The next morning, today, Peace and Martin take me to the Capital Hotel, where I am going to stay over the weekend. Martin prays over my room and then takes me on a walk through town. It’s like walking through Little Rock with Bill Clinton. He knows everyone—in the supermarket, the town center, at the taxi stand, in the park, on every other street corner, someone calls out, “Pastor Thom!” For all of them he has a big handshake, a warm word, and an invitation to pray.

The bush creeps up on Lilongwe’s Capital Hill

Lilongwe is one of the strangest cities I have ever seen. Martin says the population is about 1 million, but it’s hard to believe; it feels empty, and the bush encroaches everywhere. Capital Hill, where the government buildings are clustered, is like something out of an archeological magazine of the future. The buildings, white and ‘60s modern, are imprisoned by a bush that is creeping up all around them. Grasses and trees and flowering vines crowd everything. It feels like Mother Nature does not want this city to exist and is taking it back.

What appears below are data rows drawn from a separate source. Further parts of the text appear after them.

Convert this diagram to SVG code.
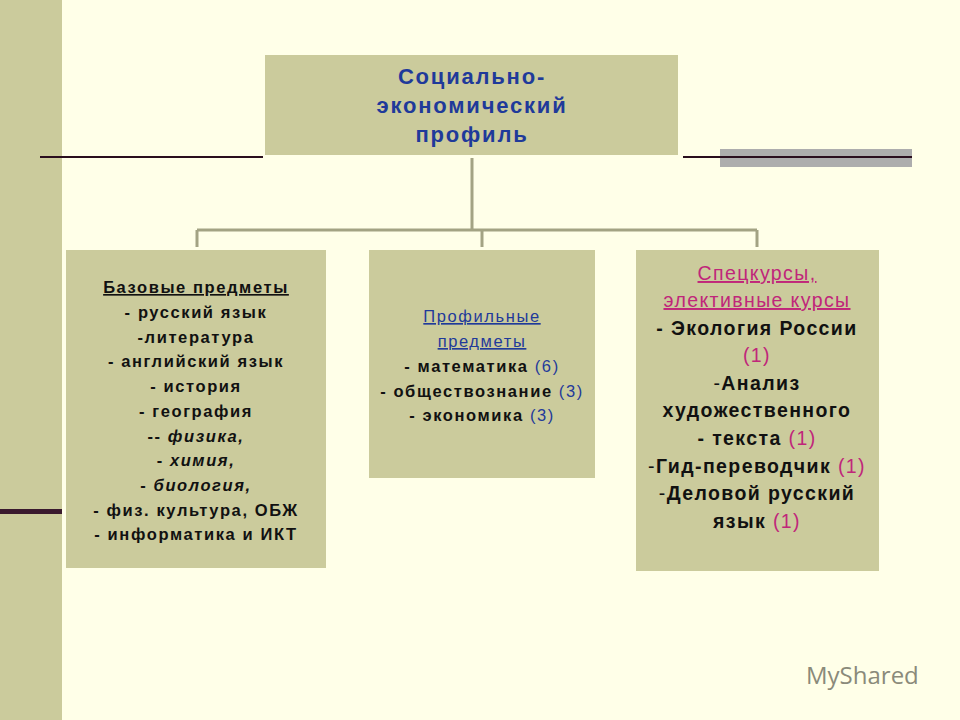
<svg xmlns="http://www.w3.org/2000/svg" width="960" height="720" viewBox="0 0 960 720">
<style>
.box{fill:#CBCB9C}
.t{font-family:"Liberation Sans",Arial,sans-serif;font-weight:bold;text-anchor:middle;fill:#111}
.b{font-size:16.5px;letter-spacing:1.6px}
.r{font-size:19.5px;letter-spacing:1.4px}
.ttl{font-size:22px;letter-spacing:1.8px}
.blue{fill:#1F3A9A}
.pink{fill:#C0267A}
.n{font-weight:normal}
.i{font-style:italic}
.conn{stroke:#A3A383;stroke-width:3;fill:none}
</style>
<rect width="960" height="720" fill="#FFFFE8"/>
<rect x="0" y="0" width="62" height="720" fill="#CBCB9C"/>
<rect x="0" y="509" width="62" height="5" fill="#3A1A2E"/>
<rect x="720" y="149" width="192" height="18" fill="#ADADAD"/>
<line x1="40" y1="157" x2="263" y2="157" stroke="#2A0E1E" stroke-width="2"/>
<line x1="683" y1="157" x2="912" y2="157" stroke="#2A0E1E" stroke-width="2"/>
<g id="connectors">
<path class="conn" d="M472 158V230M197 230H757M197 230V247M482 230V247M757 230V247"/>
</g>
<g id="root">
<rect class="box" x="265" y="55" width="413" height="100"/>
<text class="t ttl blue" x="472" y="84">Социально-</text>
<text class="t ttl blue" x="472" y="113">экономический</text>
<text class="t ttl blue" x="472" y="142">профиль</text>
</g>
<g id="base">
<rect class="box" x="66" y="250" width="260" height="318"/>
<text class="t b" x="196" y="293" text-decoration="underline">Базовые  предметы</text>
<text class="t b" x="196" y="318">- русский язык</text>
<text class="t b" x="196" y="343">-литература</text>
<text class="t b" x="196" y="367">- английский язык</text>
<text class="t b" x="196" y="392">- история</text>
<text class="t b" x="196" y="417">- география</text>
<text class="t b" x="196" y="442">-- <tspan class="i">физика,</tspan></text>
<text class="t b" x="196" y="466">- <tspan class="i">химия,</tspan></text>
<text class="t b" x="196" y="491">- <tspan class="i">биология,</tspan></text>
<text class="t b" x="196" y="516">- физ. культура,  ОБЖ</text>
<text class="t b" x="196" y="540">- информатика и ИКТ</text>
</g>
<g id="profile">
<rect class="box" x="369" y="250" width="226" height="228"/>
<text class="t b blue n" x="482" y="322" text-decoration="underline">Профильные</text>
<text class="t b blue n" x="482" y="347" text-decoration="underline">предметы</text>
<text class="t b" x="482" y="372">- математика <tspan class="blue n">(6)</tspan></text>
<text class="t b" x="482" y="397">- обществознание <tspan class="blue n">(3)</tspan></text>
<text class="t b" x="482" y="421">- экономика <tspan class="blue n">(3)</tspan></text>
</g>
<g id="elective">
<rect class="box" x="636" y="250" width="243" height="321"/>
<text class="t r pink n" x="757" y="280" text-decoration="underline">Спецкурсы,</text>
<text class="t r pink n" x="757" y="307" text-decoration="underline">элективные курсы</text>
<text class="t r" x="757" y="335">- Экология России</text>
<text class="t r pink n" x="757" y="362">(1)</text>
<text class="t r" x="757" y="390"><tspan class="n">-</tspan>Анализ</text>
<text class="t r" x="757" y="417">художественного</text>
<text class="t r" x="757" y="445">- текста  <tspan class="pink n">(1)</tspan></text>
<text class="t r" x="757" y="473"><tspan class="n">-</tspan>Гид-переводчик <tspan class="pink n">(1)</tspan></text>
<text class="t r" x="757" y="500"><tspan class="n">-</tspan>Деловой русский</text>
<text class="t r" x="757" y="528">язык <tspan class="pink n">(1)</tspan></text>
</g>
<text x="806" y="684" font-family="'Open Sans','Liberation Sans',sans-serif" font-size="24" fill="#8A8A7A">MyShared</text>
</svg>
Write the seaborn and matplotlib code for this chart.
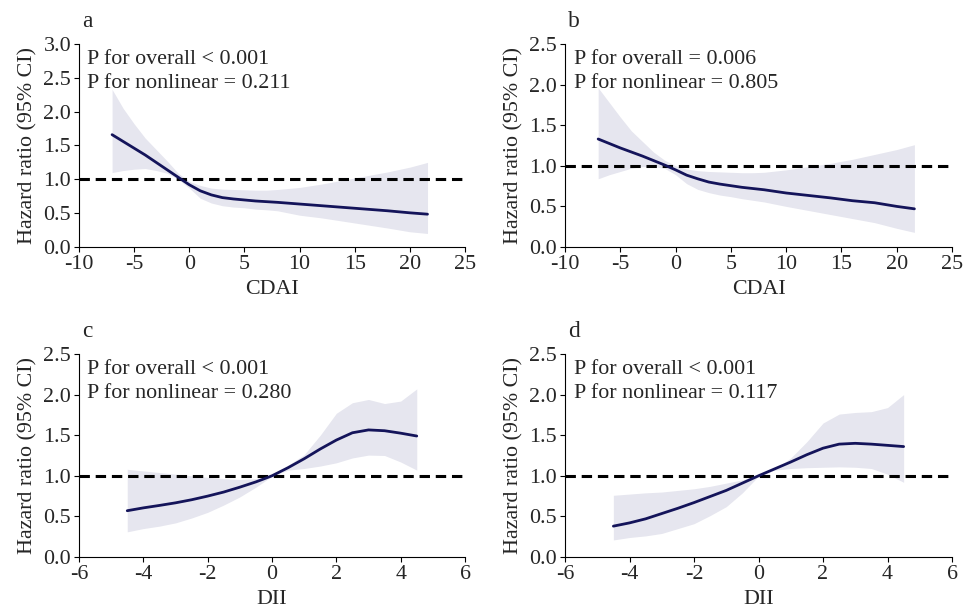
import matplotlib
matplotlib.use("Agg")
import matplotlib.pyplot as plt
import seaborn as sns
import pandas as pd

# ---- restricted cubic spline results: hazard ratio with 95% CI ----
cdai_x = [-7, -6, -5, -4, -3, -2, -1, 0, 1, 2, 3, 4, 5, 6, 7, 8, 10, 12, 14, 16, 18, 20, 21.6]

a_hr = [1.66, 1.56, 1.46, 1.36, 1.25, 1.14, 1.03, 0.92, 0.83, 0.77, 0.73, 0.71, 0.695, 0.68, 0.67,
        0.66, 0.635, 0.61, 0.585, 0.56, 0.535, 0.505, 0.485]
a_lo = [1.10, 1.13, 1.15, 1.16, 1.13, 1.09, 1.00, 0.87, 0.72, 0.65, 0.61, 0.59, 0.58, 0.56, 0.55,
        0.535, 0.47, 0.43, 0.38, 0.33, 0.28, 0.225, 0.20]
a_hi = [2.33, 2.05, 1.82, 1.61, 1.44, 1.27, 1.09, 0.97, 0.91, 0.87, 0.855, 0.85, 0.845, 0.84, 0.84,
        0.85, 0.88, 0.93, 0.99, 1.05, 1.11, 1.18, 1.25]

b_hr = [1.33, 1.275, 1.22, 1.17, 1.12, 1.065, 1.01, 0.95, 0.885, 0.84, 0.80, 0.775, 0.755, 0.735,
        0.72, 0.705, 0.665, 0.635, 0.605, 0.57, 0.545, 0.50, 0.47]
b_lo = [0.84, 0.89, 0.93, 0.97, 0.99, 0.99, 0.97, 0.89, 0.78, 0.71, 0.67, 0.64, 0.62, 0.595, 0.575,
        0.555, 0.50, 0.45, 0.40, 0.35, 0.30, 0.23, 0.18]
b_hi = [1.96, 1.78, 1.60, 1.43, 1.30, 1.17, 1.07, 1.00, 0.96, 0.94, 0.93, 0.925, 0.92, 0.915, 0.915,
        0.92, 0.95, 0.99, 1.03, 1.08, 1.14, 1.20, 1.26]

dii_x = [-4.5, -4, -3.5, -3, -2.5, -2, -1.5, -1, -0.5, 0, 0.5, 1, 1.5, 2, 2.5, 3, 3.5, 4, 4.5]

c_hr = [0.57, 0.605, 0.635, 0.667, 0.705, 0.75, 0.80, 0.86, 0.925, 1.0, 1.10, 1.21, 1.33, 1.44,
        1.53, 1.565, 1.555, 1.525, 1.49]
c_lo = [0.31, 0.35, 0.38, 0.42, 0.48, 0.55, 0.64, 0.74, 0.86, 0.995, 1.07, 1.09, 1.12, 1.16, 1.22,
        1.255, 1.25, 1.17, 1.07]
c_hi = [1.08, 1.06, 1.04, 1.02, 1.00, 0.98, 0.965, 0.955, 0.965, 1.005, 1.13, 1.26, 1.50, 1.77,
        1.90, 1.94, 1.89, 1.92, 2.07]

d_hr = [0.38, 0.42, 0.47, 0.535, 0.60, 0.67, 0.745, 0.82, 0.91, 1.0, 1.085, 1.17, 1.26, 1.34, 1.39,
        1.40, 1.39, 1.375, 1.36]
d_lo = [0.21, 0.24, 0.26, 0.29, 0.35, 0.41, 0.51, 0.62, 0.79, 0.995, 1.07, 1.09, 1.10, 1.105, 1.11,
        1.105, 1.09, 1.02, 0.92]
d_hi = [0.76, 0.775, 0.79, 0.80, 0.82, 0.84, 0.87, 0.91, 0.95, 1.005, 1.08, 1.22, 1.42, 1.65, 1.76,
        1.78, 1.79, 1.84, 2.00]

panel_letters = ["a", "b", "c", "d"]
x_names = ["CDAI", "CDAI", "DII", "DII"]
p_overall = ["P for overall < 0.001", "P for overall = 0.006",
             "P for overall < 0.001", "P for overall < 0.001"]
p_nonlinear = ["P for nonlinear = 0.211", "P for nonlinear = 0.805",
               "P for nonlinear = 0.280", "P for nonlinear = 0.117"]
cdai_ticks = [-10, -5, 0, 5, 10, 15, 20, 25]
dii_ticks = [-6, -4, -2, 0, 2, 4, 6]
y_top = [3.0, 2.5, 2.5, 2.5]

panels = [
    (cdai_x, a_hr, a_lo, a_hi, cdai_ticks),
    (cdai_x, b_hr, b_lo, b_hi, cdai_ticks),
    (dii_x, c_hr, c_lo, c_hi, dii_ticks),
    (dii_x, d_hr, d_lo, d_hi, dii_ticks),
]

sns.set_theme(style="ticks")
plt.rcParams["font.family"] = ["Liberation Serif", "DejaVu Serif"]
plt.rcParams["axes.unicode_minus"] = False

LINE = "#14145a"
BAND = "#e6e6ef"
FS = 15.8

fig = plt.figure(figsize=(9.63, 6.13), dpi=100)
W, H = 963.0, 613.0
boxes = [(79, 44, 465, 247), (565, 44, 952, 247),
         (79, 354, 465, 557), (565, 354, 952, 557)]

for i, (xs, hr, lo, hi, xt) in enumerate(panels):
    l, t, r, b = boxes[i]
    ax = fig.add_axes([l / W, 1 - b / H, (r - l) / W, (b - t) / H])
    df = pd.DataFrame({"x": xs, "hr": hr, "lo": lo, "hi": hi})

    ax.fill_between(df["x"], df["lo"], df["hi"], color=BAND, lw=0, zorder=1)
    sns.lineplot(data=df, x="x", y="hr", ax=ax, color=LINE, lw=2.0, zorder=3)
    ax.axhline(1.0, color="black", lw=2.2, dashes=(3.4, 1.9), zorder=2)

    ax.set_xlim(xt[0], xt[-1])
    ax.set_ylim(0, y_top[i])
    ax.set_xticks(xt)
    ax.set_xticklabels([str(v) for v in xt])
    yt = [k * 0.5 for k in range(int(round(y_top[i] / 0.5)) + 1)]
    ax.set_yticks(yt)
    ax.set_yticklabels([f"{v:.1f}" for v in yt])

    ax.set_xlabel(x_names[i], fontsize=FS)
    ax.set_ylabel("Hazard ratio (95% CI)", fontsize=FS)
    ax.xaxis.set_label_coords(0.5, -0.165)
    ax.yaxis.set_label_coords(-0.108, 0.5)

    ax.tick_params(axis="both", labelsize=FS, length=3.6, width=0.8,
                   color="black", pad=2, direction="out")
    sns.despine(ax=ax)
    for s in ("left", "bottom"):
        ax.spines[s].set_color("black")
        ax.spines[s].set_linewidth(0.8)

    ax.text(0.022, 0.925, p_overall[i], transform=ax.transAxes,
            fontsize=FS, va="center", ha="left")
    ax.text(0.022, 0.805, p_nonlinear[i], transform=ax.transAxes,
            fontsize=FS, va="center", ha="left")
    ax.text(0.008, 1.11, panel_letters[i], transform=ax.transAxes,
            fontsize=FS + 1, va="center", ha="left")

fig.savefig("out.png", dpi=100)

Over a pizza lunch, Martin makes one last run at me. He tells me of the conversions of Peter, Cornelius, and the Samaritans. It is the Eleventh Hour, he reminds me. The end times are coming soon. Jews have a very special role to play when the Messiah returns, but I have very little time left to turn to him. Martin is bewitching. I would love to believe him, love to believe that, as he tells me again and again, “The Lord brought you to Malawi for a purpose.”

I ought to, but I can’t. All I can do when we say goodbye is say thank you again and again for his sweet generosity, and hug him, and give him a too-small earthly reward: $250 for his church—a gift from an American Jew that he saved, but only for one day.